Por: Pbro. Silvio Marinelli,
Salud
y emociones, en una primera aproximación, tienen una relación muy estrecha:
la salud genera, por lo general, buenas “vibras”; las emociones, cuando son
gestionadas bien, favorecen un estado de salud. Veamos esta relación recíproca.
Ante
todo, la situación de salud física – el silencio del cuerpo, la definen
algunos autores – hace brotar emociones de bienestar, relax, serenidad y
la vasta constelación del gozo-alegría-felicidad. Eso es lo que sucede a
menudo, sin embargo, no es automático: algunas veces nos quedamos en un estado
de no aprecio del bienestar físico; lo damos por descontado: algo obvio que no
suscita ningún cuestionamiento y, claro, ninguna gratitud hacia la vida.
Por
otro lado, un buen manejo de las emociones provoca un bienestar físico
y, al revés, un mal manejo provoca no pocas patologías, que llamamos
psicosomáticas; es decir que tienen su manifestación física, pero cuyo origen
es de tipo psicológico.
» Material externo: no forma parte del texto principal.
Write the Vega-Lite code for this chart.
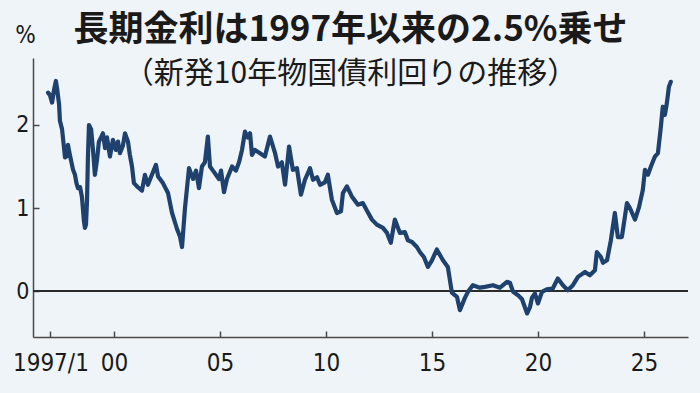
{
  "$schema": "https://vega.github.io/schema/vega-lite/v6.json",
  "width": 655,
  "height": 279,
  "autosize": "none",
  "padding": {"left": 33, "top": 58, "right": 12, "bottom": 56},
  "background": "#eff4f9",
  "title": {
    "text": "長期金利は1997年以来の2.5%乗せ",
    "subtitle": "（新発10年物国債利回りの推移）",
    "anchor": "middle",
    "frame": "group",
    "dx": -10,
    "offset": -66,
    "font": "Noto Sans CJK JP",
    "fontSize": 35,
    "fontWeight": "bold",
    "color": "#1a1a1a",
    "subtitleFont": "Noto Sans CJK JP",
    "subtitleFontSize": 30,
    "subtitleColor": "#1a1a1a",
    "subtitlePadding": 11
  },
  "data": {
    "values": [
      {"year": 1996.89, "yield": 2.39}, {"year": 1996.98, "yield": 2.36}, {"year": 1997.08, "yield": 2.27},
      {"year": 1997.17, "yield": 2.42}, {"year": 1997.26, "yield": 2.53}, {"year": 1997.31, "yield": 2.45},
      {"year": 1997.41, "yield": 2.25}, {"year": 1997.45, "yield": 2.05}, {"year": 1997.55, "yield": 1.95},
      {"year": 1997.69, "yield": 1.61}, {"year": 1997.76, "yield": 1.62}, {"year": 1997.83, "yield": 1.76},
      {"year": 1997.92, "yield": 1.64}, {"year": 1998.07, "yield": 1.46}, {"year": 1998.16, "yield": 1.4},
      {"year": 1998.23, "yield": 1.3}, {"year": 1998.3, "yield": 1.24}, {"year": 1998.4, "yield": 1.25},
      {"year": 1998.49, "yield": 1.13}, {"year": 1998.58, "yield": 0.85}, {"year": 1998.63, "yield": 0.76},
      {"year": 1998.68, "yield": 0.8}, {"year": 1998.73, "yield": 1.1}, {"year": 1998.77, "yield": 1.6},
      {"year": 1998.82, "yield": 2.0}, {"year": 1998.92, "yield": 1.95}, {"year": 1999.01, "yield": 1.7},
      {"year": 1999.1, "yield": 1.4}, {"year": 1999.2, "yield": 1.58}, {"year": 1999.29, "yield": 1.8},
      {"year": 1999.39, "yield": 1.85}, {"year": 1999.48, "yield": 1.9}, {"year": 1999.58, "yield": 1.72},
      {"year": 1999.67, "yield": 1.85}, {"year": 1999.81, "yield": 1.62}, {"year": 1999.95, "yield": 1.82},
      {"year": 2000.09, "yield": 1.7}, {"year": 2000.19, "yield": 1.8}, {"year": 2000.28, "yield": 1.66},
      {"year": 2000.42, "yield": 1.75}, {"year": 2000.52, "yield": 1.9}, {"year": 2000.66, "yield": 1.8},
      {"year": 2000.75, "yield": 1.64}, {"year": 2000.85, "yield": 1.5}, {"year": 2000.94, "yield": 1.3},
      {"year": 2001.13, "yield": 1.25}, {"year": 2001.32, "yield": 1.21}, {"year": 2001.46, "yield": 1.4},
      {"year": 2001.6, "yield": 1.28}, {"year": 2001.79, "yield": 1.4}, {"year": 2001.98, "yield": 1.52},
      {"year": 2002.08, "yield": 1.38}, {"year": 2002.31, "yield": 1.3}, {"year": 2002.55, "yield": 1.18},
      {"year": 2002.74, "yield": 0.94}, {"year": 2002.97, "yield": 0.75}, {"year": 2003.12, "yield": 0.65},
      {"year": 2003.21, "yield": 0.53}, {"year": 2003.35, "yield": 1.0}, {"year": 2003.54, "yield": 1.48},
      {"year": 2003.73, "yield": 1.35}, {"year": 2003.87, "yield": 1.45}, {"year": 2004.01, "yield": 1.24},
      {"year": 2004.15, "yield": 1.5}, {"year": 2004.29, "yield": 1.55}, {"year": 2004.43, "yield": 1.86},
      {"year": 2004.53, "yield": 1.5}, {"year": 2004.67, "yield": 1.45}, {"year": 2004.81, "yield": 1.4},
      {"year": 2004.95, "yield": 1.35}, {"year": 2005.05, "yield": 1.45}, {"year": 2005.19, "yield": 1.19},
      {"year": 2005.33, "yield": 1.35}, {"year": 2005.57, "yield": 1.5}, {"year": 2005.75, "yield": 1.45},
      {"year": 2005.9, "yield": 1.55}, {"year": 2006.04, "yield": 1.7}, {"year": 2006.18, "yield": 1.92},
      {"year": 2006.32, "yield": 1.85}, {"year": 2006.42, "yield": 1.9}, {"year": 2006.51, "yield": 1.64},
      {"year": 2006.65, "yield": 1.7}, {"year": 2006.89, "yield": 1.66}, {"year": 2007.12, "yield": 1.62},
      {"year": 2007.36, "yield": 1.86}, {"year": 2007.6, "yield": 1.66}, {"year": 2007.74, "yield": 1.5},
      {"year": 2007.92, "yield": 1.55}, {"year": 2008.07, "yield": 1.28}, {"year": 2008.26, "yield": 1.74},
      {"year": 2008.44, "yield": 1.46}, {"year": 2008.63, "yield": 1.48}, {"year": 2008.82, "yield": 1.16},
      {"year": 2009.01, "yield": 1.34}, {"year": 2009.25, "yield": 1.48}, {"year": 2009.39, "yield": 1.34},
      {"year": 2009.58, "yield": 1.37}, {"year": 2009.72, "yield": 1.28}, {"year": 2009.95, "yield": 1.31},
      {"year": 2010.09, "yield": 1.4}, {"year": 2010.28, "yield": 1.1}, {"year": 2010.52, "yield": 0.94},
      {"year": 2010.71, "yield": 0.96}, {"year": 2010.8, "yield": 1.18}, {"year": 2010.99, "yield": 1.26},
      {"year": 2011.22, "yield": 1.14}, {"year": 2011.51, "yield": 1.04}, {"year": 2011.74, "yield": 1.06},
      {"year": 2011.93, "yield": 0.97}, {"year": 2012.17, "yield": 0.86}, {"year": 2012.4, "yield": 0.8},
      {"year": 2012.69, "yield": 0.76}, {"year": 2012.88, "yield": 0.7}, {"year": 2013.06, "yield": 0.58},
      {"year": 2013.25, "yield": 0.86}, {"year": 2013.49, "yield": 0.7}, {"year": 2013.72, "yield": 0.71},
      {"year": 2013.87, "yield": 0.61}, {"year": 2014.06, "yield": 0.59}, {"year": 2014.29, "yield": 0.53},
      {"year": 2014.43, "yield": 0.47}, {"year": 2014.62, "yield": 0.41}, {"year": 2014.81, "yield": 0.29},
      {"year": 2015.0, "yield": 0.37}, {"year": 2015.23, "yield": 0.5}, {"year": 2015.52, "yield": 0.37},
      {"year": 2015.75, "yield": 0.29}, {"year": 2015.85, "yield": 0.13}, {"year": 2015.94, "yield": -0.02},
      {"year": 2016.18, "yield": -0.07}, {"year": 2016.32, "yield": -0.23}, {"year": 2016.56, "yield": -0.08},
      {"year": 2016.7, "yield": -0.01}, {"year": 2016.93, "yield": 0.07}, {"year": 2017.26, "yield": 0.04},
      {"year": 2017.5, "yield": 0.05}, {"year": 2017.88, "yield": 0.07}, {"year": 2018.21, "yield": 0.04},
      {"year": 2018.54, "yield": 0.11}, {"year": 2018.68, "yield": 0.1}, {"year": 2018.83, "yield": -0.01},
      {"year": 2019.06, "yield": -0.05}, {"year": 2019.25, "yield": -0.1}, {"year": 2019.49, "yield": -0.27},
      {"year": 2019.63, "yield": -0.19}, {"year": 2019.72, "yield": -0.08}, {"year": 2019.86, "yield": -0.03},
      {"year": 2020.0, "yield": -0.15}, {"year": 2020.19, "yield": -0.01}, {"year": 2020.42, "yield": 0.02},
      {"year": 2020.7, "yield": 0.03}, {"year": 2020.94, "yield": 0.15}, {"year": 2021.18, "yield": 0.07},
      {"year": 2021.41, "yield": 0.01}, {"year": 2021.65, "yield": 0.07}, {"year": 2021.89, "yield": 0.17},
      {"year": 2022.22, "yield": 0.23}, {"year": 2022.45, "yield": 0.19}, {"year": 2022.69, "yield": 0.25},
      {"year": 2022.78, "yield": 0.47}, {"year": 2022.97, "yield": 0.41}, {"year": 2023.07, "yield": 0.34},
      {"year": 2023.26, "yield": 0.37}, {"year": 2023.44, "yield": 0.61}, {"year": 2023.63, "yield": 0.94},
      {"year": 2023.77, "yield": 0.65}, {"year": 2023.96, "yield": 0.65}, {"year": 2024.2, "yield": 1.06},
      {"year": 2024.34, "yield": 1.0}, {"year": 2024.58, "yield": 0.86}, {"year": 2024.77, "yield": 1.01},
      {"year": 2024.95, "yield": 1.22}, {"year": 2025.05, "yield": 1.46}, {"year": 2025.19, "yield": 1.4},
      {"year": 2025.33, "yield": 1.5}, {"year": 2025.52, "yield": 1.62}, {"year": 2025.66, "yield": 1.66},
      {"year": 2025.8, "yield": 1.98}, {"year": 2025.89, "yield": 2.22}, {"year": 2025.99, "yield": 2.12},
      {"year": 2026.08, "yield": 2.26}, {"year": 2026.18, "yield": 2.46}, {"year": 2026.27, "yield": 2.52}
    ]
  },
  "config": {
    "view": {"stroke": null},
    "axis": {
      "grid": false,
      "domainColor": "#4a4a4a",
      "domainWidth": 1.5,
      "tickColor": "#4a4a4a",
      "tickWidth": 1.5,
      "tickSize": -6,
      "labelFont": "DejaVu Sans Condensed, sans-serif",
      "labelColor": "#1a1a1a",
      "titleFont": "DejaVu Sans Condensed, sans-serif",
      "titleColor": "#1a1a1a"
    }
  },
  "layer": [
    {
      "mark": {"type": "rule", "color": "#2b2b2b", "strokeWidth": 2},
      "encoding": {"y": {"datum": 0, "type": "quantitative"}}
    },
    {
      "mark": {"type": "line", "color": "#1e416e", "strokeWidth": 4.2, "strokeJoin": "round", "strokeCap": "round"},
      "encoding": {
        "x": {
          "field": "year",
          "type": "quantitative",
          "scale": {"domain": [1996.18, 2027.08], "nice": false, "zero": false},
          "axis": {
            "title": null,
            "values": [1997, 2000, 2005, 2010, 2015, 2020, 2025],
            "labelExpr": "datum.value == 1997 ? '1997/1' : slice(toString(datum.value), 2)",
            "labelFontSize": 24,
            "labelPadding": 20,
            "labelFlush": false
          }
        },
        "y": {
          "field": "yield",
          "type": "quantitative",
          "scale": {"domain": [-0.554, 2.807], "nice": false, "zero": false},
          "axis": {
            "title": "%",
            "titleAngle": 0,
            "titleAlign": "center",
            "titleBaseline": "middle",
            "titleX": -8,
            "titleY": -23,
            "titleFontSize": 24,
            "titleFontWeight": "normal",
            "values": [0, 1, 2],
            "format": "d",
            "labelFontSize": 23,
            "labelPadding": 10
          }
        }
      }
    }
  ]
}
Pienso que todos hemos experimentado cómo un estado de
ánimo positivo nos ayuda a enfrentar mejor algunas enfermedades y también
nuestro cuerpo parece responder con prontitud y caminar hacia el alivio.
Estas
dinámicas han sido estudiadas profundamente en el último siglo, estimuladas
también por la perspectiva psicoanalítica que afirma que las patologías
físicas son manifestación – síntoma de un malestar de la personalidad que
se disfraza para pedir ayuda y lograr atención y cuidado.
Sin
embargo, esta perspectiva no explica todos los complejos fenómenos existentes
entre salud y emociones. Debemos tomar en cuenta también otras variables.
Ante
todo, la situación ambiental. La salud y las buenas vibras dependen, sin
duda, de un complejo de factores que están afuera de nosotros y sobre los
cuales no tenemos mucho poder o control: se piense, por ejemplo, a la presencia
de buenos recursos terapéuticos (buenos hospitales y centros de salud),
condiciones de trabajo saludables y con una remuneración digna, una vivienda
adecuada, la presencia de servicios funcionantes (escuelas, canchas para el
deporte, jardines, medios de transporte, seguridad en la calle, etc.).
Quiero,
también, subrayar la importancia de la dimensión espiritual: el cultivo
y la presencia en nuestra filosofía de vida de valores sólidos, de criterios
éticos que nos ayudan a tomar decisiones acertadas y coherentes con nuestra
visión frente a las encrucijadas de la vida, de creencias que nos
permiten construir un “significado” para nuestra existencia. Estos factores,
sin duda, ayudan a manejar las emociones y, al mismo tiempo, las situaciones de
salud-enfermedad.
Como podemos apreciar, entre
emociones y salud hay una relación más compleja de la que aparece a una
mirada superficial.
Eso
nos debe, también, poner alerta frente a soluciones o recetas que pecan de
ingenuidad. “Todo depende de nuestro estado de ánimo”, afirman algunos; es
el Think Pink”, es decir “piensa en color de rosa”. Otros, por otro
lado, nos orientan a tomar un fármaco señalado: perspectiva farmacológica o
química. Otros más nos repiten que “el sufrimiento es opcional” y depende de
nosotros cultivar el deseo – o anularlo – de tener emociones placenteras: lo
mejor – según esta perspectiva – sería no tener deseos y conformarnos con las
emociones que tenemos sin buscar otras más agradables.
Una
perspectiva humanista, que dé cuenta de lo complejo de la persona y
personalidad humana, y que no elimine la perspectiva espiritual y religiosa,
nos permite tener una mirada más completa e integral de la compleja relación existente
entre vida afectivo-emocional y estados de salud: lo corpóreo y lo emocional
son “dimensiones” de nuestra persona y se deben conjugar con la dimensión
espiritual-religiosa y con la dimensión social, es decir, con la
vasta red de relaciones y limitantes que encontramos a nivel social y cultural.